何が萌えって、スレっからしの透くんが初めて本気で好きになった相手、巽さんが、透が誰よりも嫌っている、「あいつのせいで自分はうまくいかない」と思っている良のことを本気で好きになってしまうところ。しかも、巽さんが良と仕事一緒になった時点で、それを予測している透。きっとこの人もあいつを好きになる、そう思いながらも、本当に巽が良に心奪われていく様を目の当たりにして苦しみ、ついには巽の前から姿を消す透。
でも、仕事ほっぽりだして憔悴した様子でいなくなった透を探し回る巽を遠くから見つけて、出て行きたい、と思いつつもそこから逃げ出す透。

…わー

書いてて涙滲んできたよ!!!


「ドリを歩いて」の「妄想する人って、好きです」http://d.hatena.ne.jp/emifuwa/20040813#p3で書いた、私の中にある「好きな人がいるけどあんなすばらしい人が私なんかに振り向いてくれるわけないじゃない陶酔」は、どうもこの辺に端を発しているような気が…


三つ子の魂百まで。


さて、『翼あるもの』は続編がありまして、『朝日のあたる家』というのですが、私はこれが好きでですねー。うん、好きでした。四巻読むまでは。
四巻読んでねえ…  透がさあ、良に行っちゃうでしょ…それがねえ…あまりにも腰砕けしちゃってねえ…
初出調べるのに検索したら、五巻が出てるんですね!いや、いいや。もう読まなくても…
良ってさあ…栗本薫大先生が、イコール自分であるとまで感情移入しているキャラなんですよねえ…そうかあ…ふーん…とか思ってしまってですねえ…
なんとなく、主人公の設定を美貌で頭脳明晰でとかして、逆ハーレムなドリーム小説…とかそういうものを連想してしまったのは内緒にしておきます。


とにかく、『翼あるもの 下』は好きです。


竹宮恵子とか萩尾望都の作品を読んだのはもう少し後、愛蔵版が本屋に並んだ頃だったから(*当時、書店の漫画ビニル掛けが進んだために、大人向けハードカバー売り場に置いてあったこれらの愛蔵版しか立ち読みができなかったためと思われる)『トーマの心臓』を初めて読んだのは、1989年に出た、文庫ではない豪華なハードカバーのものです。ということは、13歳の時だ。やっぱり『真夜中の天使』よりは後ですねえ。
ええ、物凄い感動でしたよ。ちょっと読むだけのつもりだったのに最後まで全部かぶりつきで読んだもの…
風と木の詩』は同じ小学館叢書で1988年から出てます。ということは、こっち読んだ方がたぶん早かった。『イズァローン伝説』も1989年より刊行、これも立ち読みで読破しましたねー。後に全巻揃えましたが。

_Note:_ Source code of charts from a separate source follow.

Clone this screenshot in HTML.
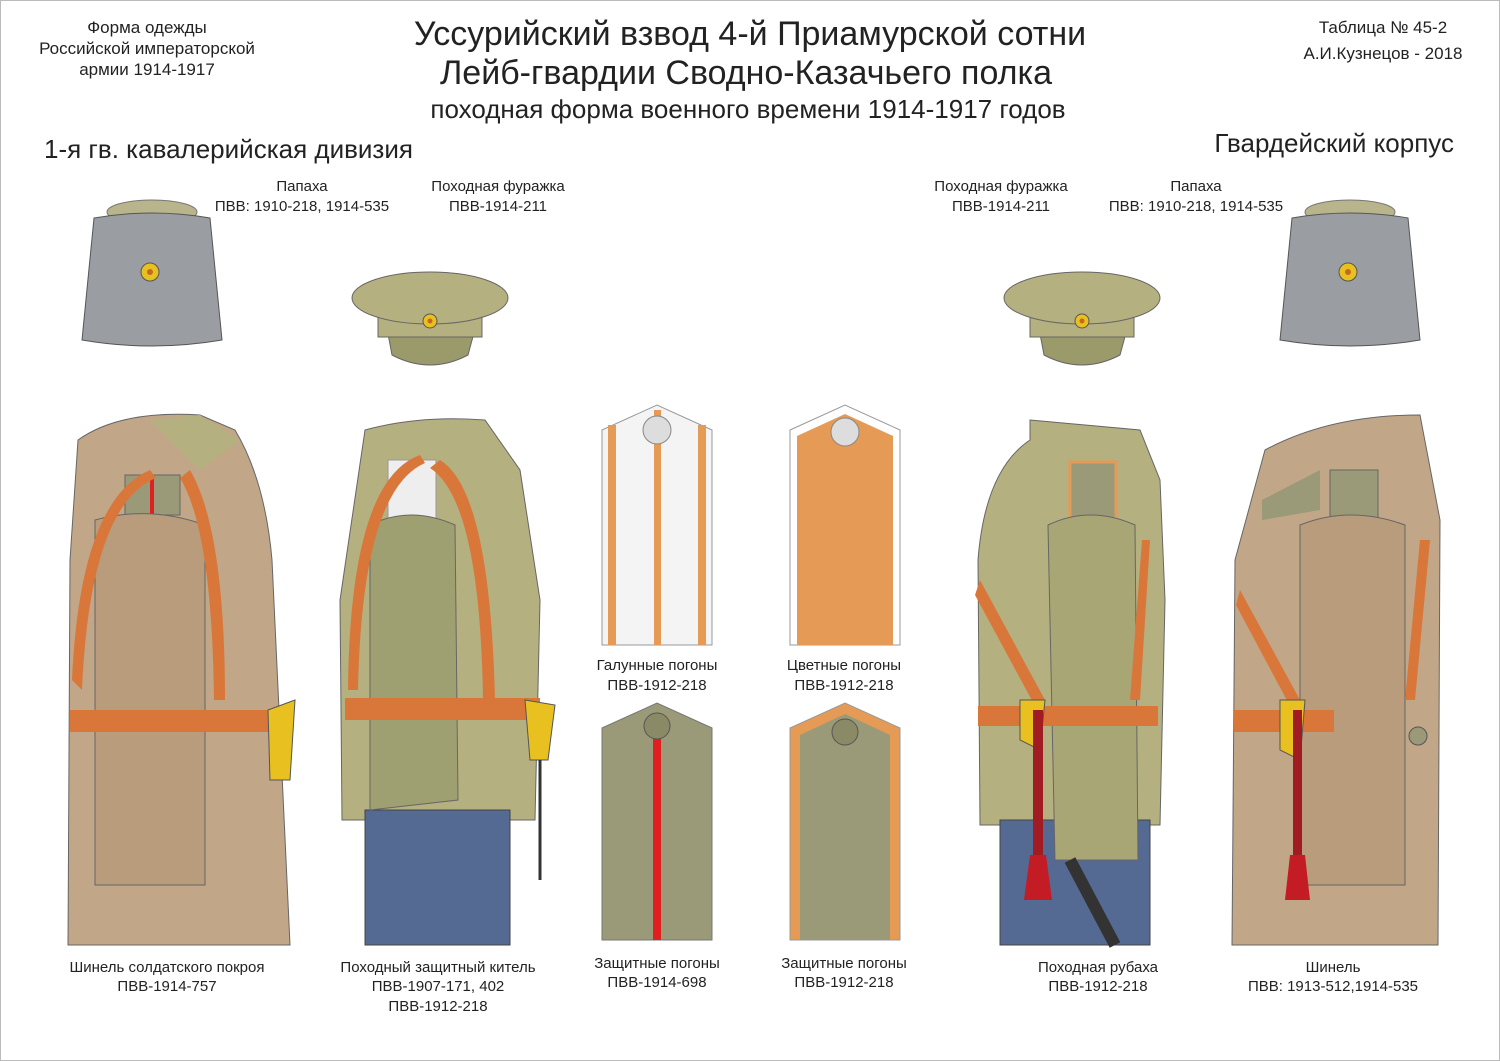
<!DOCTYPE html>
<html><head><meta charset="utf-8"><style>
body{margin:0;background:#fff}
svg{display:block}
text{font-family:"Liberation Sans",sans-serif;fill:#222}
</style></head><body>
<svg width="1500" height="1061" viewBox="0 0 1500 1061" xmlns="http://www.w3.org/2000/svg">
<rect x="0.5" y="0.5" width="1499" height="1060" fill="#fff" stroke="#bbb"/>
<g text-anchor="middle">
<text x="147" y="33" font-size="17">Форма одежды</text>
<text x="147" y="54" font-size="17">Российской императорской</text>
<text x="147" y="75" font-size="17">армии  1914-1917</text>
<text x="750" y="45" font-size="34">Уссурийский взвод 4-й Приамурской сотни</text>
<text x="746" y="84" font-size="34">Лейб-гвардии Сводно-Казачьего полка</text>
<text x="748" y="118" font-size="26">походная форма военного времени 1914-1917 годов</text>
<text x="1383" y="33" font-size="17">Таблица № 45-2</text>
<text x="1383" y="59" font-size="17">А.И.Кузнецов - 2018</text>
<text x="302" y="191" font-size="15">Папаха</text>
<text x="302" y="211" font-size="15">ПВВ: 1910-218, 1914-535</text>
<text x="498" y="191" font-size="15">Походная фуражка</text>
<text x="498" y="211" font-size="15">ПВВ-1914-211</text>
<text x="1001" y="191" font-size="15">Походная фуражка</text>
<text x="1001" y="211" font-size="15">ПВВ-1914-211</text>
<text x="1196" y="191" font-size="15">Папаха</text>
<text x="1196" y="211" font-size="15">ПВВ: 1910-218, 1914-535</text>
<text x="657" y="670" font-size="15">Галунные погоны</text>
<text x="657" y="690" font-size="15">ПВВ-1912-218</text>
<text x="844" y="670" font-size="15">Цветные погоны</text>
<text x="844" y="690" font-size="15">ПВВ-1912-218</text>
<text x="167" y="972" font-size="15">Шинель солдатского покроя</text>
<text x="167" y="991" font-size="15">ПВВ-1914-757</text>
<text x="438" y="972" font-size="15">Походный защитный китель</text>
<text x="438" y="991" font-size="15">ПВВ-1907-171, 402</text>
<text x="438" y="1011" font-size="15">ПВВ-1912-218</text>
<text x="657" y="968" font-size="15">Защитные погоны</text>
<text x="657" y="987" font-size="15">ПВВ-1914-698</text>
<text x="844" y="968" font-size="15">Защитные  погоны</text>
<text x="844" y="987" font-size="15">ПВВ-1912-218</text>
<text x="1098" y="972" font-size="15">Походная рубаха</text>
<text x="1098" y="991" font-size="15">ПВВ-1912-218</text>
<text x="1333" y="972" font-size="15">Шинель</text>
<text x="1333" y="991" font-size="15">ПВВ: 1913-512,1914-535</text>
</g>
<text x="44" y="158" font-size="26">1-я гв. кавалерийская дивизия</text>
<text x="1454" y="152" font-size="26" text-anchor="end">Гвардейский корпус</text>

<g id="pap">
<ellipse cx="152" cy="212" rx="45" ry="12" fill="#b8b48c" stroke="#777"/>
<path d="M94 218 Q152 208 210 218 L222 340 Q152 352 82 340 Z" fill="#9a9ea2" stroke="#555"/>
<circle cx="150" cy="272" r="9" fill="#e8c020" stroke="#555"/><circle cx="150" cy="272" r="3" fill="#c46a20"/>
</g>
<use href="#pap" transform="translate(1198,0)"/>

<g id="cap">
<path d="M385 318 L478 318 L468 355 Q430 375 392 355 Z" fill="#9a9a6a" stroke="#666"/>
<rect x="378" y="305" width="104" height="32" fill="#b5b07f" stroke="#666"/>
<ellipse cx="430" cy="298" rx="78" ry="26" fill="#b5b07f" stroke="#666"/>
<circle cx="430" cy="321" r="7" fill="#e8c020" stroke="#555"/><circle cx="430" cy="321" r="2.5" fill="#c46a20"/>
</g>
<use href="#cap" transform="translate(652,0)"/>

<path d="M78 440 Q120 410 200 415 L235 430 Q265 480 272 560 L290 945 L68 945 L70 560 Z" fill="#c2a688" stroke="#666"/>
<path d="M150 420 L200 415 L240 440 L200 470 Z" fill="#b5b07f"/>
<rect x="125" y="475" width="55" height="40" fill="#9a9a78" stroke="#666"/><rect x="150" y="475" width="4" height="40" fill="#e02020"/>
<path d="M95 520 Q150 505 205 525 L205 885 L95 885 Z" fill="#b89c7c" stroke="#666"/>
<rect x="70" y="710" width="200" height="22" fill="#d9773a"/>
<path d="M72 680 Q80 500 150 470 L156 478 Q90 505 82 690 Z" fill="#d9773a"/>
<path d="M190 470 Q225 530 225 700 L214 700 Q212 530 180 478 Z" fill="#d9773a"/>
<path d="M268 710 L295 700 L290 780 L270 780 Z" fill="#e8c020" stroke="#555"/>

<path d="M365 430 Q420 415 485 420 L520 470 L540 600 L535 820 L342 820 L340 600 Z" fill="#b5b07f" stroke="#666"/>
<path d="M365 810 L510 810 L510 945 L365 945 Z" fill="#546a93" stroke="#444"/>
<rect x="388" y="460" width="48" height="60" fill="#eee" stroke="#999"/>
<path d="M370 525 Q410 505 455 525 L458 800 L370 810 Z" fill="#9fa072" stroke="#666"/>
<rect x="345" y="698" width="195" height="22" fill="#d9773a"/>
<path d="M348 690 Q350 480 420 455 L425 463 Q362 490 358 690 Z" fill="#d9773a"/>
<path d="M440 460 Q490 490 495 700 L483 700 Q480 500 430 468 Z" fill="#d9773a"/>
<path d="M525 700 L555 705 L548 760 L530 760 Z" fill="#e8c020" stroke="#555"/>
<line x1="540" y1="760" x2="540" y2="880" stroke="#333" stroke-width="3"/>

<path d="M602 430 L657 405 L712 430 L712 645 L602 645 Z" fill="#f4f4f4" stroke="#999"/>
<rect x="608" y="425" width="8" height="220" fill="#e59a55"/><rect x="698" y="425" width="8" height="220" fill="#e59a55"/><rect x="654" y="410" width="7" height="235" fill="#e59a55"/>
<circle cx="657" cy="430" r="14" fill="#ddd" stroke="#888"/>
<path d="M790 430 L845 405 L900 430 L900 645 L790 645 Z" fill="#fff" stroke="#999"/>
<path d="M797 436 L845 414 L893 436 L893 645 L797 645 Z" fill="#e59a55"/>
<circle cx="845" cy="432" r="14" fill="#ddd" stroke="#888"/>
<path d="M602 728 L657 703 L712 728 L712 940 L602 940 Z" fill="#9a9a78" stroke="#777"/>
<rect x="653" y="715" width="8" height="225" fill="#e02020"/><circle cx="657" cy="726" r="13" fill="#8a8a66" stroke="#555"/>
<path d="M790 728 L845 703 L900 728 L900 940 L790 940 Z" fill="#e59a55" stroke="#999"/>
<path d="M800 735 L845 714 L890 735 L890 940 L800 940 Z" fill="#9a9a78"/><circle cx="845" cy="732" r="13" fill="#8a8a66" stroke="#555"/>

<path d="M1030 420 L1140 430 L1160 480 L1165 600 L1160 825 L980 825 L978 560 Q985 470 1030 440 Z" fill="#b5b07f" stroke="#666"/>
<path d="M1000 820 L1150 820 L1150 945 L1000 945 Z" fill="#546a93" stroke="#444"/>
<rect x="1070" y="462" width="46" height="62" fill="#9a9a78" stroke="#e59a55" stroke-width="3"/>
<path d="M1048 525 Q1090 505 1135 525 L1138 860 L1055 860 Z" fill="#a9a676" stroke="#666"/>
<rect x="978" y="706" width="180" height="20" fill="#d9773a"/>
<path d="M980 580 L1045 700 L1035 706 L975 595 Z" fill="#d9773a"/>
<path d="M1150 540 L1140 700 L1130 700 L1142 540 Z" fill="#d9773a"/>
<path d="M1020 700 L1045 700 L1040 750 L1020 740 Z" fill="#e8c020" stroke="#555"/>
<rect x="1033" y="710" width="10" height="150" fill="#a01c22"/><path d="M1030 855 L1046 855 L1052 900 L1024 900 Z" fill="#c41c24"/>
<line x1="1070" y1="860" x2="1115" y2="945" stroke="#333" stroke-width="12"/>

<path d="M1265 450 Q1330 415 1420 415 L1440 520 L1438 945 L1232 945 L1235 560 Z" fill="#c2a688" stroke="#666"/>
<rect x="1330" y="470" width="48" height="50" fill="#9a9a78" stroke="#666"/>
<path d="M1262 500 L1320 470 L1320 510 L1262 520 Z" fill="#9a9a78"/>
<path d="M1300 525 Q1350 505 1405 525 L1405 885 L1300 885 Z" fill="#b89c7c" stroke="#666"/>
<rect x="1234" y="710" width="100" height="22" fill="#d9773a"/>
<path d="M1240 590 L1300 700 L1290 706 L1236 605 Z" fill="#d9773a"/>
<path d="M1430 540 L1415 700 L1405 700 L1420 540 Z" fill="#d9773a"/>
<path d="M1280 700 L1305 700 L1300 760 L1280 750 Z" fill="#e8c020" stroke="#555"/>
<rect x="1293" y="710" width="9" height="150" fill="#a01c22"/><path d="M1290 855 L1305 855 L1310 900 L1285 900 Z" fill="#c41c24"/>
<circle cx="1418" cy="736" r="9" fill="#9a9a78" stroke="#555"/>
</svg>
</body></html>
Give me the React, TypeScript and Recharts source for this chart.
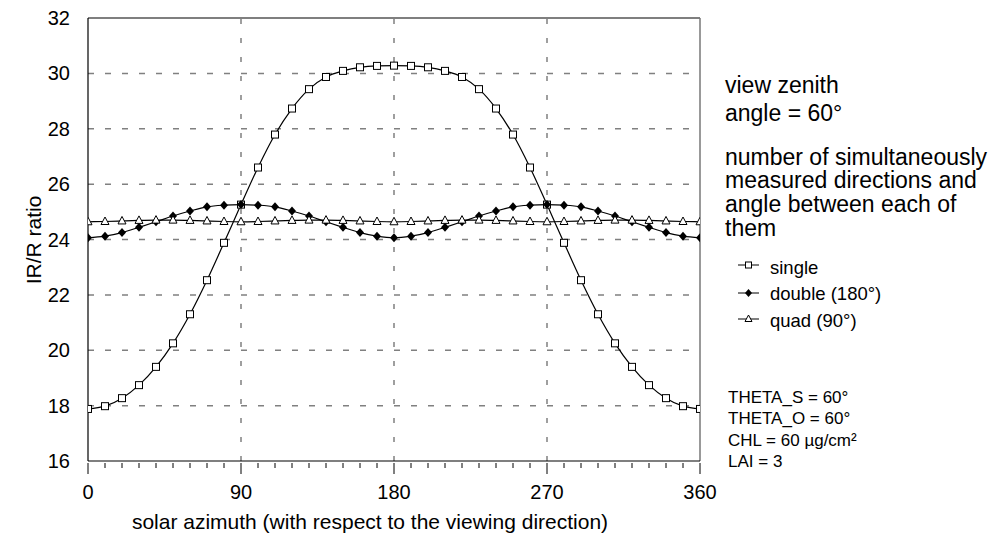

とまあ、こんな感じです。1976腐女子。まあ『恋とは何でしょう』はともかく、『真夜中の天使』シリーズを通ってきた方は多いんじゃないかと思いますが、どうでしょうか。


同人パロディの世界に初めてふれたのは、ふゅーじゅんぷろだくと発行のキャプテン翼アンソロジー『つばさ百貨店』でした。1987年発行。11歳の時かー。小5だな…


同人歴、17年…か…


こうしてちゃんと発行年で区切ると、おぼろげだった記憶が鮮明になりますね。とりあえず、今回はここまで。